Setibanya di tempat tujuan hari itu yaitu Museum Ullen Sentalu[1] dan Museum Gunung Merapi[2] di kawasan wisata Kaliurang dan Argobinangun Sleman, duta museum ini mengarahkan anak-anak dan orang dewasa mengikuti penjelasan educator yang telah dilatih Dinas Kebudayaan dan ditempatkan di 30 museum yang tersebar di Yogyakarta, khususnya yang belum memiliki pemandu dalam jumlah yang memadai. Arka, Angel, Bojha, Manggala, Mitha, Stella, Trisha dan Queen anak-anak dalam rombongan kami tampak menikmati suasana Museum Ullen Sentalu yang sejuk dan indah dan Museum Gunung Merapi yang sarat dengan gambar dan display seputar gunung yang informative. Para orang tua juga menunjukkan antusiasme yang sama. Sambil melangkah, kami mengikuti penjelasan seputar sejarah Mataram Islam dan batik-batik nan indah di Museum Ullen Sentalu dan di Museum Gunung Merapi kami mendengarkan serba serbi pengetahuan mendalam seputar Gunung Merapi dan bencana alam umumnya di Indonesia, termasuk simulator gempa dan tsunami menjadi koleksi yang ditontonkan. Kami juga melihat gambar tentang upaya-upaya kesiapsiagaan bencana berbasis kebijaksanaan lokal dan iptek. Ya, sejatinya museum adalah tempat kita menyelusuri jejak ke masa lampau untuk menjadi lebih baik di masa depan.

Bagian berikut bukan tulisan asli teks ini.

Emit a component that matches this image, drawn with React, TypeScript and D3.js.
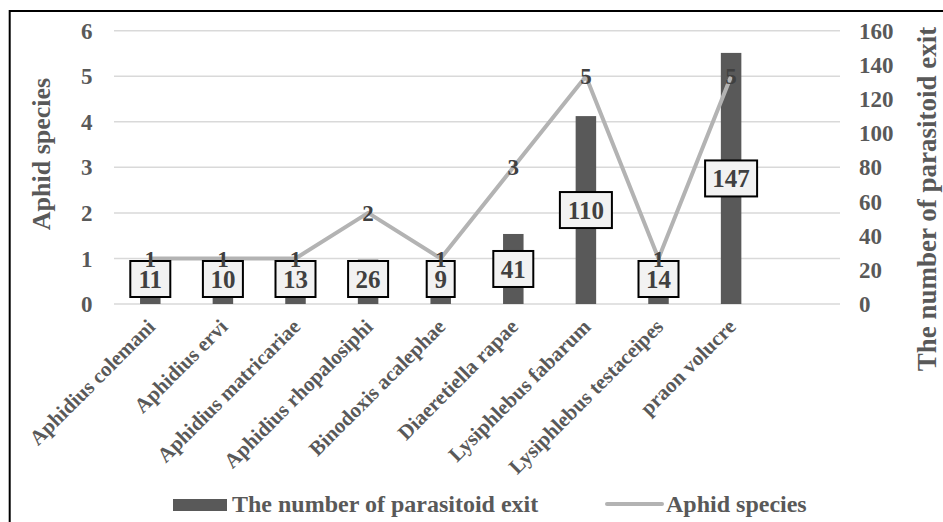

Kami meninggalkan dua museum di Minggu siang itu dengan harapan suatu saat nanti, museum-museum di Yogyakarta dan di Indonesia dapat lebih dicintai dan dikunjungi oleh masyarakat karena terbukti sebagai tempat edukasi terpercaya dan sekaligus sebagai obyek tujuan wisata yang indah, bersih dan nyaman. Kalau saat ini jumlah kunjungan total untuk semua museum di Yogyakarta baru 500.000 orang per tahun, semoga suatu hari dapat menyamai Museum Louvre[3] di Perancis yang dikunjungi 1,5 juta orang per tahun (1 museum saja). Bermimpi boleh, bukan?. Saya juga menyampaikan harapan pada Dokter Silvi duta museum Yogyakarta ini, pentingnya pemerintah memperhatikan aspek universal design saat mendukung upaya renovasi dan pembenahan museum agar orang dengan disabilitas juga mendapatkan aksesibilitas ke museum-museum tersebut. Saya percaya, dengan berbagai upaya kolaborasi yang dilakukan pemerintah di berbagai tingkatan dan bidang, impian museum kita dikunjungi lebih banyak orang dapat terwujud dalam tempo tidak terlalu lama lagi karena ada museum di hatiku!